### Information supplied
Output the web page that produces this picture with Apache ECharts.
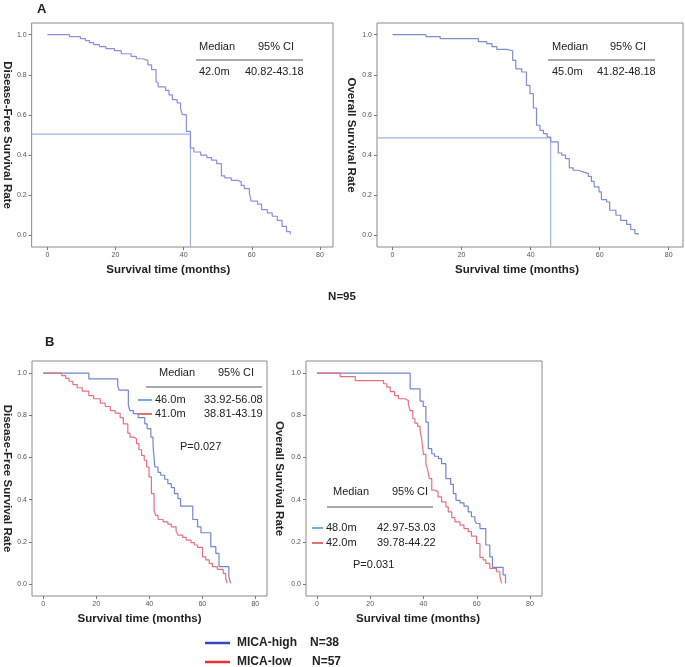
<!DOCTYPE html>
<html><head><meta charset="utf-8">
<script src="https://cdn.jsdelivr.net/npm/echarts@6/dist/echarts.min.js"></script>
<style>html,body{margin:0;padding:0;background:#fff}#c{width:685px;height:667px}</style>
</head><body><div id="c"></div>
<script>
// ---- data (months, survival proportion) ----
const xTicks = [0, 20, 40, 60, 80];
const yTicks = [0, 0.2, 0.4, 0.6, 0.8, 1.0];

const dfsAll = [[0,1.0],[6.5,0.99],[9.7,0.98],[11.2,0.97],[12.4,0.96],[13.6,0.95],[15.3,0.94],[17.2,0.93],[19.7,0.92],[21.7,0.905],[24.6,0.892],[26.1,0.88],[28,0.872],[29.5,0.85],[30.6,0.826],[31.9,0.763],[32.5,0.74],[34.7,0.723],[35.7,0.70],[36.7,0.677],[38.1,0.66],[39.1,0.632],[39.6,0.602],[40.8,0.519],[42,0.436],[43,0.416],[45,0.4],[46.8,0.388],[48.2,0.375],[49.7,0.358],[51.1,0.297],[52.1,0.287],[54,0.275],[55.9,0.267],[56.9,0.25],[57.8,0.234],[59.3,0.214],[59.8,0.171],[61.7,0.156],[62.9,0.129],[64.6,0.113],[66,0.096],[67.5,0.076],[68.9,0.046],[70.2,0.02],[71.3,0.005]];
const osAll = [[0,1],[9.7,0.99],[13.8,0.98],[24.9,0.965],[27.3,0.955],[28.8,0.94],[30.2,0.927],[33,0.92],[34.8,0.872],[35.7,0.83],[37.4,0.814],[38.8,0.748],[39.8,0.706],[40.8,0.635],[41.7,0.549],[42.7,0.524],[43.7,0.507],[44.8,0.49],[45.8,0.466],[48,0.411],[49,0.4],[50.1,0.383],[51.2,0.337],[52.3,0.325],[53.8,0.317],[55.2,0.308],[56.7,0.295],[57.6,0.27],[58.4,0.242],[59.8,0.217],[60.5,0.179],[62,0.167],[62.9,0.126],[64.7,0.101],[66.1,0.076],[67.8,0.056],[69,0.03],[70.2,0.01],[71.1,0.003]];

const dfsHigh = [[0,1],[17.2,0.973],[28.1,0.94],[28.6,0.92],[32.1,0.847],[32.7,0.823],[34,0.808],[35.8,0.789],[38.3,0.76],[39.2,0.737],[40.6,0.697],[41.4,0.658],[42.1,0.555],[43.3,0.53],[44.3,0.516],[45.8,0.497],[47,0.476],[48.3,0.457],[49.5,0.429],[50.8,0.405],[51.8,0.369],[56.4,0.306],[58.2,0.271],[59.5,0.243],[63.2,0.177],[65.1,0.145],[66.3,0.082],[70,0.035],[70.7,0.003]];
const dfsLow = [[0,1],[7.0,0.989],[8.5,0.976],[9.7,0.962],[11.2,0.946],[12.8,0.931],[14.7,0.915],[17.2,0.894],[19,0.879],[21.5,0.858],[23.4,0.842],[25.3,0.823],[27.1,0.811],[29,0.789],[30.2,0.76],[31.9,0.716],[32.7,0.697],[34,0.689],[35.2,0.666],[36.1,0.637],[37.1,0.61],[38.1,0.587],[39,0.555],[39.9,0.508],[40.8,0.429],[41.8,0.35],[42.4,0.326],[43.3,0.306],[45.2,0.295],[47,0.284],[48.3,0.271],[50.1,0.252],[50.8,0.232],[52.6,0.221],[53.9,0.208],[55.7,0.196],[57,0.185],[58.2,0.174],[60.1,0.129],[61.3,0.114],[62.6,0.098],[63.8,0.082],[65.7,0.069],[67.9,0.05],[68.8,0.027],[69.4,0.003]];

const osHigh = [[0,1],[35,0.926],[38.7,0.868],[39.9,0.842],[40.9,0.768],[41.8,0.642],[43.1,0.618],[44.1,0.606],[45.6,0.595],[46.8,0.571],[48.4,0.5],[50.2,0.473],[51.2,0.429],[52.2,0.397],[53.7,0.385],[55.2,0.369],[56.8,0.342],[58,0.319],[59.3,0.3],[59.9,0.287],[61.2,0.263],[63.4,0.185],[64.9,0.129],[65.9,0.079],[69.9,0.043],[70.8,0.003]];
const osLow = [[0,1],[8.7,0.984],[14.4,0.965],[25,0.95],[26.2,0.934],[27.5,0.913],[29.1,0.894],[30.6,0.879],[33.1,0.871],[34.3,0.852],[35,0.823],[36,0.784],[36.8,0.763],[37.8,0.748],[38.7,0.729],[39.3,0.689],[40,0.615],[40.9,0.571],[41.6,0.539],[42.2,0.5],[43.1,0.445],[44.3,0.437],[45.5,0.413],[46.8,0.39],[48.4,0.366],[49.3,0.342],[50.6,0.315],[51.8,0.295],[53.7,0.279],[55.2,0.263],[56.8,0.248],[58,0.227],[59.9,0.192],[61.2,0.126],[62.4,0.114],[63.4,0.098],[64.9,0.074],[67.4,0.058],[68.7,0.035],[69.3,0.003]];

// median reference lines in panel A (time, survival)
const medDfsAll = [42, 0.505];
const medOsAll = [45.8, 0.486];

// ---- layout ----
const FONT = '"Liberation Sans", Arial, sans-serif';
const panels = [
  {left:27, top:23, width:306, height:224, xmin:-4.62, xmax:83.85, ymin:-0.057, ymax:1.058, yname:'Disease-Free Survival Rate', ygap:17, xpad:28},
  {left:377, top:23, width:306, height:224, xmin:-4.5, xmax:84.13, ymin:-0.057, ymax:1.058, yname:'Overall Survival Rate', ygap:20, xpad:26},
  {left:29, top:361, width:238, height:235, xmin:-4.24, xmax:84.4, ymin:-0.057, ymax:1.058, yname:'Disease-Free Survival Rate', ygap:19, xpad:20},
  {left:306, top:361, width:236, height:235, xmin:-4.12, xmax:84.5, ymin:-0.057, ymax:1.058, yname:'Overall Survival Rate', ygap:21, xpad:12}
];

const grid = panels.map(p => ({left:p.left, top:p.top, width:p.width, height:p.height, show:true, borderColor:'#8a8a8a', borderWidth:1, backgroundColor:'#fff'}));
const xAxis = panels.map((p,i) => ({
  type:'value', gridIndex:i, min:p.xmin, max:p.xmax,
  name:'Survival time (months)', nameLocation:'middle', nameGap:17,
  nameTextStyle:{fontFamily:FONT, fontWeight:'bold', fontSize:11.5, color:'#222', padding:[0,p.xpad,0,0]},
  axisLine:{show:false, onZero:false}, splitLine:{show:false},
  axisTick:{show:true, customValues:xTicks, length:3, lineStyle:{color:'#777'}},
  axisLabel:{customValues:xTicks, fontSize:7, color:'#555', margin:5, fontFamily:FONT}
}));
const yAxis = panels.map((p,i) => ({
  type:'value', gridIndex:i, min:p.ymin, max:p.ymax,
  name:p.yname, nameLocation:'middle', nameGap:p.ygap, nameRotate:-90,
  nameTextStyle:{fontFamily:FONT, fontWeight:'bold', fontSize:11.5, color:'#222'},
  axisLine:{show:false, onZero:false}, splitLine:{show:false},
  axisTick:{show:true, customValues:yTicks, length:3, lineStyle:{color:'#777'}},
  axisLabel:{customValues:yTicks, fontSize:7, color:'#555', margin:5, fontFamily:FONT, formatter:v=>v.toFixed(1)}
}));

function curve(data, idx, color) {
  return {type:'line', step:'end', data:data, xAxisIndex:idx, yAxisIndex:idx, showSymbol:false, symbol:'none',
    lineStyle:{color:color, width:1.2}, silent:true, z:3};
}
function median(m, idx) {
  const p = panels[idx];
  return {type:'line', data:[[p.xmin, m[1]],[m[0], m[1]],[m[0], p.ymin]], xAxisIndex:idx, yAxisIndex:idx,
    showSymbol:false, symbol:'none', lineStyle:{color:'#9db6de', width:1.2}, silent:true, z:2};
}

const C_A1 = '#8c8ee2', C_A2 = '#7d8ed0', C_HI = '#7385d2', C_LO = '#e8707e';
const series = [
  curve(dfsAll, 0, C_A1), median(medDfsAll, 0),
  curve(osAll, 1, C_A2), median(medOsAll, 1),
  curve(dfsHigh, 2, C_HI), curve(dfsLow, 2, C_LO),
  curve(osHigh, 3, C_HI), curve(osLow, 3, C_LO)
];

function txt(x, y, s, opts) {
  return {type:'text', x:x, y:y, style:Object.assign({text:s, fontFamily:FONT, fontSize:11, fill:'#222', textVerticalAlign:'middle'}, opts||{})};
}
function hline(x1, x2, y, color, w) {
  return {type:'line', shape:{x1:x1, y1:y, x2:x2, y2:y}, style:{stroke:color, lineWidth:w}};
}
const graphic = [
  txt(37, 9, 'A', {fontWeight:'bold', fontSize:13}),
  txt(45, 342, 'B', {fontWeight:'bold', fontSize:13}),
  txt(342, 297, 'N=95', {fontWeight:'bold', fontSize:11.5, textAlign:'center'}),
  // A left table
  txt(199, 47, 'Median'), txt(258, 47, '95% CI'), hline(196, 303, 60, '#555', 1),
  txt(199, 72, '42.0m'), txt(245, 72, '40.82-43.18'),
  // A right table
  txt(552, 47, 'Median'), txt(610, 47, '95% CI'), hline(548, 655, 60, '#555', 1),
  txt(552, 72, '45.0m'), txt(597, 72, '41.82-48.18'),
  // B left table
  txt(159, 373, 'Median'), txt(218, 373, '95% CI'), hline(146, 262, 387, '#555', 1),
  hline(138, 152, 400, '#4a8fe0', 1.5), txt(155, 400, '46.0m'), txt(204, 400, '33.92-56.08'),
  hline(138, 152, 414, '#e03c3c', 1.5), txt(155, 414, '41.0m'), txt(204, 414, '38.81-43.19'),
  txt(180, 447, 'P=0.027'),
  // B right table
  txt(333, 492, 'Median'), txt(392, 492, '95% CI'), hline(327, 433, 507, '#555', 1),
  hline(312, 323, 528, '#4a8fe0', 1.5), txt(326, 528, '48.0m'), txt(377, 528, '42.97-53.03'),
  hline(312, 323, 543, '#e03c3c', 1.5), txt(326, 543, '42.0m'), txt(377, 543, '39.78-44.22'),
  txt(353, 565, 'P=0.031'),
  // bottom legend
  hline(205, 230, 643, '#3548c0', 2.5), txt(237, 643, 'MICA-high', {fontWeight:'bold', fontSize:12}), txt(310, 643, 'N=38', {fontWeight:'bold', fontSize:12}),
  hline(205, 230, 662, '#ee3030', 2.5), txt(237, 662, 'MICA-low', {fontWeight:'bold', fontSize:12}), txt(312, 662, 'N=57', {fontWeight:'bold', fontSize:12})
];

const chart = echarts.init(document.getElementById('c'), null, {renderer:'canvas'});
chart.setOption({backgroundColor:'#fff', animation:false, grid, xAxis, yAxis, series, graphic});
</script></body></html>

==

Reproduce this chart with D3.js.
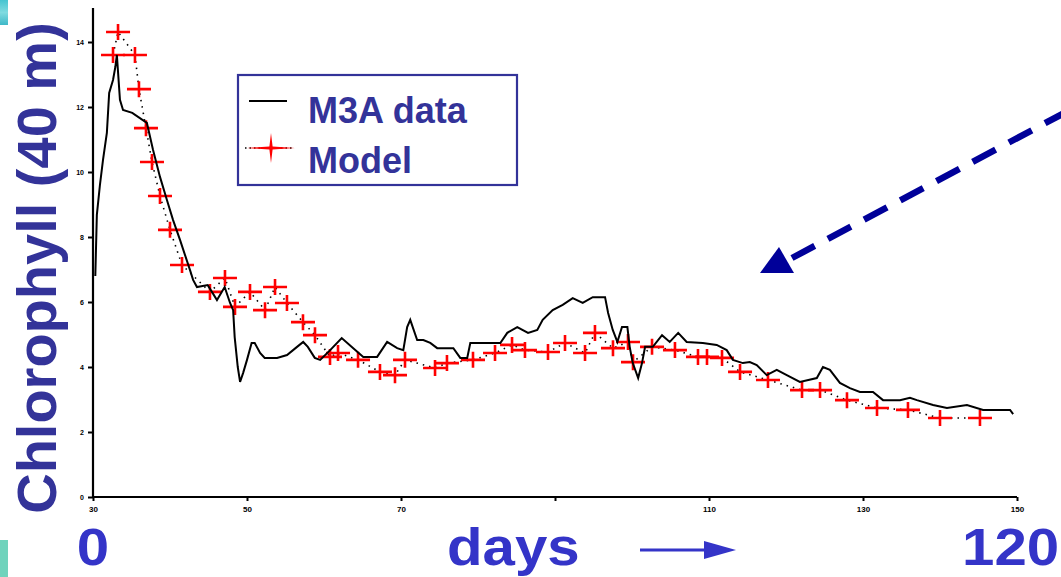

### Task statement
Skip the pictures and repeat, word for word, the lines from the one containing "Output the web" to the one containing "const yTicks = [0, 0.2, 0.4, 0.6, 0.8, 1.0];", keeping both of those lines.

### Written answer
Output the web page that produces this picture with Apache ECharts.
<!DOCTYPE html>
<html><head><meta charset="utf-8">
<script src="https://cdn.jsdelivr.net/npm/echarts@6/dist/echarts.min.js"></script>
<style>html,body{margin:0;padding:0;background:#fff}#c{width:685px;height:667px}</style>
</head><body><div id="c"></div>
<script>
// ---- data (months, survival proportion) ----
const xTicks = [0, 20, 40, 60, 80];
const yTicks = [0, 0.2, 0.4, 0.6, 0.8, 1.0];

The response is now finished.